If Truffaut had made a film based on an original screenplay by Shirley Jackson, it would go something like "13 Tzameti."
And if that doesn't pique your interest, I don't know what will.
This film is as close to perfect as it gets.
You
could attribute aspects of it to any number of films, novels, stories,
directors, whatever, but what we end up with is a jarring hour and a
half of we-dare-you-to-look-away.
As we follow our 'hero' for lack of a better word, we don’t know what is going on any more than he does.
And,
as it slowly dawns on him what he’s in for, his eyes grow wider at the
same pace that we find ourselves with that dropping feeling in the pit
of our stomachs like plunging down the first dive on a roller coaster,
knowing that it had just failed a safety inspection.
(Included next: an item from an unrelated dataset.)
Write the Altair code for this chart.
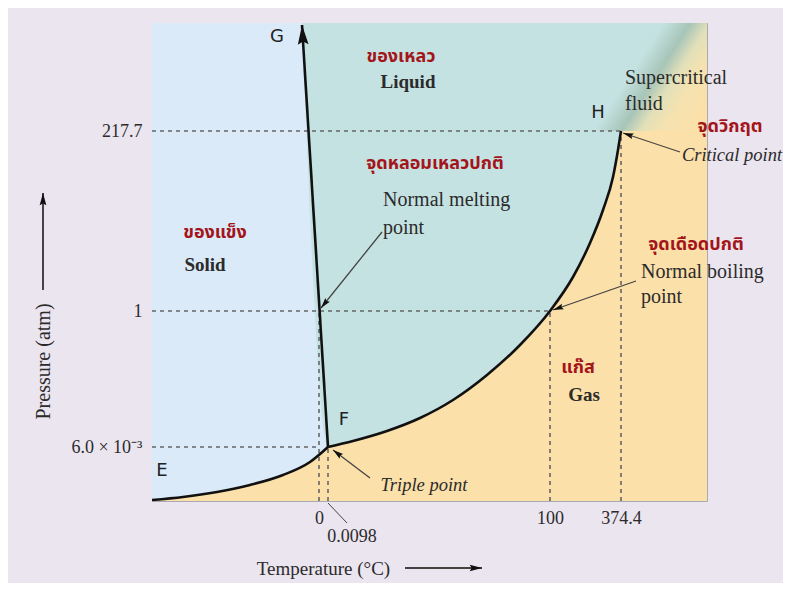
import math
import altair as alt
import pandas as pd

# Plot-area coordinate system of the schematic (units ~ px of the diagram)
X_MAX, Y_MAX = 555, 478

# ---------------- data ----------------
# Sublimation curve E -> F (triple point)
sub_x = [0, 31, 65, 98, 131, 158, 176]
sub_y = [1, 4, 9, 16, 26, 39, 54]
# Vaporization curve F -> H (critical point)
vap_x = [176, 201, 235, 268, 301, 335, 368, 398, 421, 438, 451, 461, 466, 469]
vap_y = [54, 60, 70, 83, 101, 126, 156, 190, 224, 258, 291, 324, 351, 370]
# Melting curve F -> G
melt_x = [176, 150]
melt_y = [54, 476]

# Axis ticks (schematic positions) and their labels
p_ticks = [54, 190, 370]
p_labels = ["6.0 × 10⁻³", "1", "217.7"]
t_ticks = [167, 398, 469]
t_labels = ["0", "100", "374.4"]

# Dashed guide lines
dash_x1 = [0, 0, 0, 167, 176, 398, 469]
dash_x2 = [168, 398, 469, 167, 176, 398, 469]
dash_y1 = [54, 190, 370, 0, 0, 0, 0]
dash_y2 = [54, 190, 370, 190, 54, 190, 370]

# Leader lines (start -> end) and whether they end in an arrowhead
lead_x1 = [230, 484, 528, 218, 176, -109, 253]
lead_y1 = [269, 220, 349, 23, -2, 211, -67]
lead_x2 = [169, 401, 471, 181, 195, -109, 330]
lead_y2 = [193, 191, 368, 51, -22, 308, -67]
lead_arrow = [True, True, True, True, False, True, True]
lead_width = [1.3, 1.3, 1.3, 1.3, 1.0, 2.0, 2.0]

# Labels
thai_text = ["ของเหลว", "จุดวิกฤต", "จุดหลอมเหลวปกติ", "ของแข็ง", "จุดเดือดปกติ", "แก๊ส"]
thai_x = [249, 578, 283, 63, 544, 426]
thai_y = [444, 374, 337, 268, 256, 133]

bold_text = ["Liquid", "Solid", "Gas"]
bold_x = [256, 53, 432]
bold_y = [419, 236, 106]

reg_text = ["Supercritical", "fluid", "Normal melting", "point", "Normal boiling", "point"]
reg_x = [473, 473, 231, 231, 489, 489]
reg_y = [423, 397, 301, 273, 229, 204]

ital_text = ["Critical point", "Triple point"]
ital_x = [580, 272]
ital_y = [346, 16]

letter_text = ["G", "H", "F", "E"]
letter_x = [125, 446, 192, 10]
letter_y = [464, 388, 81, 30]

small_text = ["0.0098"]
small_x = [200]
small_y = [-36]

# ---------------- styles ----------------
SERIF = "Liberation Serif"
THAI = "Noto Sans Thai, Noto Sans, DejaVu Sans, sans-serif"
TXT = "#2b2b2b"
RED = "#a3151b"
SOLID_C = "#dbeaf8"
LIQ_C = "#c5e2e2"
GAS_C = "#fbe0aa"
ARROW = "M0,0L-0.55,2L0,1.7L0.55,2Z"

xscale = alt.Scale(domain=[0, X_MAX], nice=False, zero=False)
yscale = alt.Scale(domain=[0, Y_MAX], nice=False, zero=False)


def lbl_expr(vals, labels):
    parts = [f"datum.value == {v} ? '{l}'" for v, l in zip(vals, labels)]
    return " : ".join(parts) + " : ''"


xaxis = alt.Axis(values=t_ticks, labelExpr=lbl_expr(t_ticks, t_labels), title="Temperature (°C)",
                 ticks=False, domain=False, grid=False, labelFont=SERIF, labelFontSize=18,
                 labelColor=TXT, labelPadding=8, titleFont=SERIF, titleFontSize=19,
                 titleFontWeight="normal", titleColor=TXT, titleX=171, titleY=67,
                 titleAlign="center", titleBaseline="middle")
yaxis = alt.Axis(values=p_ticks, labelExpr=lbl_expr(p_ticks, p_labels), title="Pressure (atm)",
                 ticks=False, domain=False, grid=False, labelFont=SERIF, labelFontSize=18,
                 labelColor=TXT, labelPadding=10, titleFont=SERIF, titleFontSize=20,
                 titleFontWeight="normal", titleColor=TXT, titleAngle=270, titleX=-109,
                 titleY=338, titleAlign="center", titleBaseline="middle")


def X(f="x"):
    return alt.X(f"{f}:Q", scale=xscale, axis=xaxis)


def Y(f="y"):
    return alt.Y(f"{f}:Q", scale=yscale, axis=yaxis)


# ---------------- tables ----------------
box = pd.DataFrame({"x": [0], "x2": [X_MAX], "y": [0], "y2": [Y_MAX]})
superc = pd.DataFrame({"x": [445], "x2": [X_MAX], "y": [vap_y[-1]], "y2": [Y_MAX]})
solid = pd.DataFrame({"x": sub_x, "y": sub_y, "y2": [Y_MAX] * len(sub_x)})
liq = pd.DataFrame({"x": [melt_x[-1]] + vap_x, "y": [melt_y[-1]] + vap_y,
                    "y2": [Y_MAX] * (len(vap_x) + 1)})

rows = []
for seg, xs, ys in [("sub", sub_x, sub_y), ("vap", vap_x, vap_y), ("melt", melt_x, melt_y)]:
    for i, (a, b) in enumerate(zip(xs, ys)):
        rows.append({"seg": seg, "o": i, "x": a, "y": b})
curves = pd.DataFrame(rows)

dashes = pd.DataFrame({"x": dash_x1, "x2": dash_x2, "y": dash_y1, "y2": dash_y2})
leads = pd.DataFrame({"x": lead_x1, "y": lead_y1, "x2": lead_x2, "y2": lead_y2, "w": lead_width})


def ang(x1, y1, x2, y2):
    return math.degrees(math.atan2(x2 - x1, y2 - y1)) % 360


heads = []
for x1, y1, x2, y2, a, w in zip(lead_x1, lead_y1, lead_x2, lead_y2, lead_arrow, lead_width):
    if a:
        heads.append({"x": x2, "y": y2, "angle": ang(x1, y1, x2, y2), "size": 110 if w < 1.5 else 150})
heads.append({"x": melt_x[-1], "y": melt_y[-1],
              "angle": ang(melt_x[0], melt_y[0], melt_x[-1], melt_y[-1]), "size": 380})
heads = pd.DataFrame(heads)


def tdf(t, x, y):
    return pd.DataFrame({"t": t, "x": x, "y": y})


# ---------------- layers ----------------
gas = alt.Chart(box).mark_rect(fill=GAS_C).encode(x=X(), x2="x2", y=Y(), y2="y2")
solid_l = alt.Chart(solid).mark_area(fill=SOLID_C, interpolate="monotone").encode(x=X(), y=Y(), y2="y2")
liq_l = alt.Chart(liq).mark_area(fill=LIQ_C, interpolate="monotone").encode(x=X(), y=Y(), y2="y2")
grad = alt.Gradient(gradient="linear", x1=-0.1, y1=0.1, x2=1.17, y2=0.9, stops=[
    alt.GradientStop(offset=0, color=LIQ_C),
    alt.GradientStop(offset=0.36, color=LIQ_C),
    alt.GradientStop(offset=0.5, color="#a7c5b8"),
    alt.GradientStop(offset=0.6, color="#e2e0b9"),
    alt.GradientStop(offset=0.7, color="#f4e2b0"),
    alt.GradientStop(offset=0.85, color=GAS_C),
    alt.GradientStop(offset=1, color=GAS_C)])
sc = alt.Chart(superc).mark_rect(fill=grad).encode(x=X(), x2="x2", y=Y(), y2="y2")

dash_l = alt.Chart(dashes).mark_rule(color="#666666", strokeWidth=1.6, strokeDash=[4, 4]).encode(
    x=X(), x2="x2", y=Y(), y2="y2")
curve_l = alt.Chart(curves).mark_line(color="#111111", strokeWidth=2.6, interpolate="monotone").encode(
    x=X(), y=Y(), detail="seg:N", order="o:Q")
lead_l = alt.Chart(leads).mark_rule(color="#444444").encode(
    x=X(), x2="x2", y=Y(), y2="y2", strokeWidth=alt.StrokeWidth("w:Q", scale=None, legend=None))
head_l = alt.Chart(heads).mark_point(shape=ARROW, filled=True, color="#111111", opacity=1).encode(
    x=X(), y=Y(), angle=alt.Angle("angle:Q", scale=None),
    size=alt.Size("size:Q", scale=None, legend=None))

thai_l = alt.Chart(tdf(thai_text, thai_x, thai_y)).mark_text(
    font=THAI, fontSize=18, fontWeight="bold", color=RED, align="center", baseline="middle").encode(
    x=X(), y=Y(), text="t:N")
bold_l = alt.Chart(tdf(bold_text, bold_x, bold_y)).mark_text(
    font=SERIF, fontSize=19, fontWeight="bold", color=TXT, align="center", baseline="middle").encode(
    x=X(), y=Y(), text="t:N")
reg_l = alt.Chart(tdf(reg_text, reg_x, reg_y)).mark_text(
    font=SERIF, fontSize=20, color=TXT, align="left", baseline="middle").encode(
    x=X(), y=Y(), text="t:N")
ital_l = alt.Chart(tdf(ital_text, ital_x, ital_y)).mark_text(
    font=SERIF, fontSize=18.5, fontStyle="italic", color=TXT, align="center", baseline="middle").encode(
    x=X(), y=Y(), text="t:N")
letter_l = alt.Chart(tdf(letter_text, letter_x, letter_y)).mark_text(
    font="DejaVu Sans", fontSize=18, color="#222222", align="center", baseline="middle").encode(
    x=X(), y=Y(), text="t:N")
small_l = alt.Chart(tdf(small_text, small_x, small_y)).mark_text(
    font=SERIF, fontSize=18, color=TXT, align="center", baseline="middle").encode(
    x=X(), y=Y(), text="t:N")

chart = alt.layer(gas, solid_l, liq_l, sc, dash_l, curve_l, lead_l, head_l,
                  thai_l, bold_l, reg_l, ital_l, letter_l, small_l).properties(
    width=X_MAX, height=Y_MAX,
    padding={"left": 144, "top": 15, "right": 76, "bottom": 82},
    autosize=alt.AutoSizeParams(type="none"),
    background="#ebe5f0",
).configure_view(stroke="#a9a9b2", strokeWidth=1)

chart.save("out.html", embed_options={"renderer": "svg", "actions": False})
Truffaut, in all his ordinary glory, (If you can’t tell whether or not that was a compliment, I assure you that it is.) had his protagonists almost sleepwalking through their lives as we watch.
Truffaut's heroes are observers, like Hitchcock's everyman without anything bizarre or dangerous happening.
And our Sebastian is set up as an observer until he suddenly, in a shocking first round to a game that he had no idea he was going to have to play, he realizes that he’s actually one of the ones on show in this morbid story.
Watch this movie. You’ve probably never heard of it.
I don’t care. Find it and watch it. Hell, the poster art is worth the price of admission.